А каким еще образом хотите вы достать врага? Не вникнув сначала в его резоны с полнейшим расположением к нему, с самым серьезным приближением к его идеалу? Надо понять его в его яде и смраде (которые неотделимы от его добродетелей) — и только тогда ваши удары могли бы достать его. Но, может, это выше ваших сил? В таком случае остается еще холодный объективизм — справедливость, взору которой доступны преступления по обеим сторонам баррикады, остается такое суровое осуждение собственных грехов, которое дало бы право заниматься чужими грехами.
А потому любая критика коммунизма должна сопровождаться таким подведением итогов, которое не покривило бы душой перед истиной. Кто из вас способен на это? Только Милош сумел пойти таким путем, он и Мерошевский, который ввел холодную трезвость в политику. А кто еще? Днем с огнем можно искать в этой вашей двадцатилетней поэзии и прозе такую борьбу, которая лояльно ищет противника на его собственной территории: ищет, находит, бьет. Литература эмиграции вела себя иначе… последовательно… и, к сожалению, именно так, как можно было ожидать. А что еще остается делать, когда тебя выбрасывают из родного дома? 1) Ныть: 2) Вспоминать; 3) Мстить; 4) Заявлять о своей невинности. Именно эта программа и была осуществлена и именно она лишила нашу полемику с коммунизмом надлежащего уровня, масштаба, творческого начала.
Основная часть эмигрантской литературы под предводительством поэта-пророка (а то!) Лехоня и редактора Грыдзевского только тому и служит. Остальное пишется ради того, чтобы доказать, что ты писатель, причем такой, какого еще не было. Ох уж этот status quo ante!
[179]
Специально не уточняю, кого я имею в виду, говоря «вы». Практически всех, за малым исключением. Шило само вылезет из мешка.
Суббота
Заметьте, что они пока не справились с двумя капитальными задачами, которые поставила перед ними История. Ближе познакомиться с теоретическим марксизмом, приблизиться к экзистенциализму.

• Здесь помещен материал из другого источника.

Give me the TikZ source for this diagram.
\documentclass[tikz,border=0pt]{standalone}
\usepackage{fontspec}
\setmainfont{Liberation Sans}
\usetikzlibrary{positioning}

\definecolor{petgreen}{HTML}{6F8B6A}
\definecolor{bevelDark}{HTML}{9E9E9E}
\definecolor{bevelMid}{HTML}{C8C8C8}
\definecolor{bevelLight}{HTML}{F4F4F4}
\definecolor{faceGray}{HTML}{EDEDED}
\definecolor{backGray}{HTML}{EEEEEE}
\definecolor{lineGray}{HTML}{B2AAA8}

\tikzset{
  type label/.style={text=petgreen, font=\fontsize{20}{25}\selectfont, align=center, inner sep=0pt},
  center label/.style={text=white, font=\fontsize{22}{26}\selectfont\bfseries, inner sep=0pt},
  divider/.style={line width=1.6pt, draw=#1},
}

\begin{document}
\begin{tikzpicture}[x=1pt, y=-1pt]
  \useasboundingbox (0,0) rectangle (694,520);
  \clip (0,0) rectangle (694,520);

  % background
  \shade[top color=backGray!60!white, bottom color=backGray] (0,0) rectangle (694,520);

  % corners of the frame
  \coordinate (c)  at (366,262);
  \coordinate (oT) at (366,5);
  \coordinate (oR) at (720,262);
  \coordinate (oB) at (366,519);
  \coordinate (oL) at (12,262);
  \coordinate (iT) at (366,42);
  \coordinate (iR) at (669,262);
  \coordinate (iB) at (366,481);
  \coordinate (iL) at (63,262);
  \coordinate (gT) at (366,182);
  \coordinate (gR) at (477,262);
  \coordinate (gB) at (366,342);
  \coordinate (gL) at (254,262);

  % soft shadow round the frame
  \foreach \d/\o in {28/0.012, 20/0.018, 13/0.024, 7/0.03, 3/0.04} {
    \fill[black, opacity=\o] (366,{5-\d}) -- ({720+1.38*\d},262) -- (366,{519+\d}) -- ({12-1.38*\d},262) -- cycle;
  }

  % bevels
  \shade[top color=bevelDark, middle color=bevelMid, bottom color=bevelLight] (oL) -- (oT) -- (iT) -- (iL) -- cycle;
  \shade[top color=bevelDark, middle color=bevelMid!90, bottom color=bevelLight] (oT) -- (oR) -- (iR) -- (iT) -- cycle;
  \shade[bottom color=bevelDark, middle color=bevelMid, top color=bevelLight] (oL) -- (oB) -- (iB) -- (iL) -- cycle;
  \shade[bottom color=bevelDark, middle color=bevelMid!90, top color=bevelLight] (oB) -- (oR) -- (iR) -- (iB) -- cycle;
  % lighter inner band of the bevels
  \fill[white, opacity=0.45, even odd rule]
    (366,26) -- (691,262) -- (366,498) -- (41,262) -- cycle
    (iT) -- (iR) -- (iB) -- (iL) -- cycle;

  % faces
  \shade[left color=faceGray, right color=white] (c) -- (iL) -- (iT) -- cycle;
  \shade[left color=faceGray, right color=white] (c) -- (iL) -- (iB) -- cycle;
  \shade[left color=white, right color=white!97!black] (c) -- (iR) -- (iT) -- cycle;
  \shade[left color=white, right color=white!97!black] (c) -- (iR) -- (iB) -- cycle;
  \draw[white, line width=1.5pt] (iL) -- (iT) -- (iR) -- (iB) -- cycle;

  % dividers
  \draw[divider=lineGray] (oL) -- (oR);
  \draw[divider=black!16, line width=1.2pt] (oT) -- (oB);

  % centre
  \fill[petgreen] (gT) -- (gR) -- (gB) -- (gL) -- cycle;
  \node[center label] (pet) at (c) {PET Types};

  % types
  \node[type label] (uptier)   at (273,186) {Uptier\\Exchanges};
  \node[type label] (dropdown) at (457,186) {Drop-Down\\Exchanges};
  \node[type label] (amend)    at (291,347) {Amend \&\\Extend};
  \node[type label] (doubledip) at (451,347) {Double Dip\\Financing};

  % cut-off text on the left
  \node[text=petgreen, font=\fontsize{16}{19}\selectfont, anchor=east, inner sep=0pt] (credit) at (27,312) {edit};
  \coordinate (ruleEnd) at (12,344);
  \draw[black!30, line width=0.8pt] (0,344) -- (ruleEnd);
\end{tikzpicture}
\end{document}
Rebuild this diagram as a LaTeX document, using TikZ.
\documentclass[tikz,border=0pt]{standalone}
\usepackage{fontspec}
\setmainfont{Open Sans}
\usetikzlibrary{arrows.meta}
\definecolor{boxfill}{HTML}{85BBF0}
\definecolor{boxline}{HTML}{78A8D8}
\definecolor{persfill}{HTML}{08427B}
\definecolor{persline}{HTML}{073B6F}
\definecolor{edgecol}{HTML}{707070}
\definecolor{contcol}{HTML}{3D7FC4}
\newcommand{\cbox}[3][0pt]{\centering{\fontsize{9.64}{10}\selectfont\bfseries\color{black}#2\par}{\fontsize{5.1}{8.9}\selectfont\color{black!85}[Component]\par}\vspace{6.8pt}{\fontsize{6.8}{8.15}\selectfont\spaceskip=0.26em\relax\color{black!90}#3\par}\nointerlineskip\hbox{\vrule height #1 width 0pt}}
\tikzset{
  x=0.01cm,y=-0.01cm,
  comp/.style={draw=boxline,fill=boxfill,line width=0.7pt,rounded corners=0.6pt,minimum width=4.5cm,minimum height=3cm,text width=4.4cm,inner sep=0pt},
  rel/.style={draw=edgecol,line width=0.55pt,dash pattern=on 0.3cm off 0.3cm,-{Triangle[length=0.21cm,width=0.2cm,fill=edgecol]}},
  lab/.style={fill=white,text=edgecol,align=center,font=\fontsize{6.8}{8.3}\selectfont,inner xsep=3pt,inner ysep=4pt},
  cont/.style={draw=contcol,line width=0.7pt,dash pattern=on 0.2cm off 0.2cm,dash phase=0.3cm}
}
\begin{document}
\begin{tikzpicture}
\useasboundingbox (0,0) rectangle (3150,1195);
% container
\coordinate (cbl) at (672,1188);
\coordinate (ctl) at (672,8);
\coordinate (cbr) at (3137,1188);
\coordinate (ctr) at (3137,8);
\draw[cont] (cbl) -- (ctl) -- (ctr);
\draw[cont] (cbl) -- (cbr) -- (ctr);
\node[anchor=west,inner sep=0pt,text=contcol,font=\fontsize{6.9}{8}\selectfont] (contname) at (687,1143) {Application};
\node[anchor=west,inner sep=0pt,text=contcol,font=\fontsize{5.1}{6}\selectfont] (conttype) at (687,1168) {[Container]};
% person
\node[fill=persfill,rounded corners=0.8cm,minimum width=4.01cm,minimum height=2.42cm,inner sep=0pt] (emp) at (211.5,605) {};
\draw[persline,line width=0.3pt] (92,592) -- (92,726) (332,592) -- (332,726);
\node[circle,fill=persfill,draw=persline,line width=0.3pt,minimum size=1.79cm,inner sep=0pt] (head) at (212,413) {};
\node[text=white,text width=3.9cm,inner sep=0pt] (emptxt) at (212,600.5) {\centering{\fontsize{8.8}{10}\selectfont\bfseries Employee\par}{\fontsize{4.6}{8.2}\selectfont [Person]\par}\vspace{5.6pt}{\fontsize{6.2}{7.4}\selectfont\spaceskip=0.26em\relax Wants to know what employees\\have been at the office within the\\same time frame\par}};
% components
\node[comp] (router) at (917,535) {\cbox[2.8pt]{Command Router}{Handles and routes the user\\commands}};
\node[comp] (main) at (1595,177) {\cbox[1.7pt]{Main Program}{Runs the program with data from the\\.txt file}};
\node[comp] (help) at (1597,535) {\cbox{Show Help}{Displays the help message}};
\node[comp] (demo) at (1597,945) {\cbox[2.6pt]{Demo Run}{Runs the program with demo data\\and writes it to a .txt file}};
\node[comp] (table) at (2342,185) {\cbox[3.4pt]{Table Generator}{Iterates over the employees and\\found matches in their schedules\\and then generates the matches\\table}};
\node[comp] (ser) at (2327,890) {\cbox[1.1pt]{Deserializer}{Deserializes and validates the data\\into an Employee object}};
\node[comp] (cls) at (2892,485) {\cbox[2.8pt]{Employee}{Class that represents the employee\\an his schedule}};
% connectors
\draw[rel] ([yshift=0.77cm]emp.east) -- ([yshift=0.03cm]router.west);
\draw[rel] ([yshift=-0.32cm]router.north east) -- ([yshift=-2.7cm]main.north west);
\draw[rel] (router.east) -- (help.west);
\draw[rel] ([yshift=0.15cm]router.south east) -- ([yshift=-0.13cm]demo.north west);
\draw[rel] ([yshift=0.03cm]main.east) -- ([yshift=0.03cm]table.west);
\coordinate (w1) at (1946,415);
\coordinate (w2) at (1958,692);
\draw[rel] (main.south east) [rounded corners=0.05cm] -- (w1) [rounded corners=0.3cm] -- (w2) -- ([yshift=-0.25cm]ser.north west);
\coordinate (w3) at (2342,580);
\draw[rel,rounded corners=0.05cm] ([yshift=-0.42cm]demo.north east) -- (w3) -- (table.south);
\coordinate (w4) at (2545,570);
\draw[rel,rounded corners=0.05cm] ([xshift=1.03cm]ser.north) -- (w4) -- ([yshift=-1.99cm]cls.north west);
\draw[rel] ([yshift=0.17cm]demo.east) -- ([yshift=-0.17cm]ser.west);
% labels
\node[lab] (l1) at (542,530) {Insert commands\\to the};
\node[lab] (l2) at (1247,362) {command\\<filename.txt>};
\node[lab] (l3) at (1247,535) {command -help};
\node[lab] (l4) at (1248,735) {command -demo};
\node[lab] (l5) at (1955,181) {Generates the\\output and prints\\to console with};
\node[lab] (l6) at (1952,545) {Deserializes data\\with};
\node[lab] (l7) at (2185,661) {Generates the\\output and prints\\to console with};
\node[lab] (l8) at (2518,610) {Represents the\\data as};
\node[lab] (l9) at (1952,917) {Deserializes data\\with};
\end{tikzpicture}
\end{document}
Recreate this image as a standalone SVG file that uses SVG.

Можно подумать, что одно с другим мало имеет общего, но только эти две концепции вместе реально вводят в эпоху. Разве что… И к Марксу, и к Киркегору нужен Гегель, а Гегеля не ухватишь без «Критики чистого разума», которая отчасти идет от Юма, Беркли; в более отдаленной перспективе необходимы Аристотель и хоть немного Платон, но и Декарт, отец современного мышления, тоже пригодился бы в качестве пролегоменов к феноменологии (Гуссерля), без которой не прочтешь ни «L’Être et le Néant», ни «Sein und Zeit»
[180]
. Не хочу пугать названиями книг, фамилиями авторов. Я не строю из себя философа, поскольку я поэт, и у меня врожденный abschmack
[181]
к абстрактному мышлению. Но эти фамилии и названия обозначают горизонт студента второго курса философии; и я спрашиваю: многие ли из наших мыслителей выдержат такой экзамен? Чем же тогда мы вооружены? Абсолютным невежеством в отношении современного видения мира и человека, интеллектуального развития человечества на протяжении двух тысяч лет, сумбуром в том, что касается ключевых моментов человеческого сознания. И этим вы хотите сражаться? Во всем, что вы пишете, чувствуется отсутствие как раз этой самой общей ориентации в истории мысли, вы знаете все буквы алфавита, кроме а, b, с.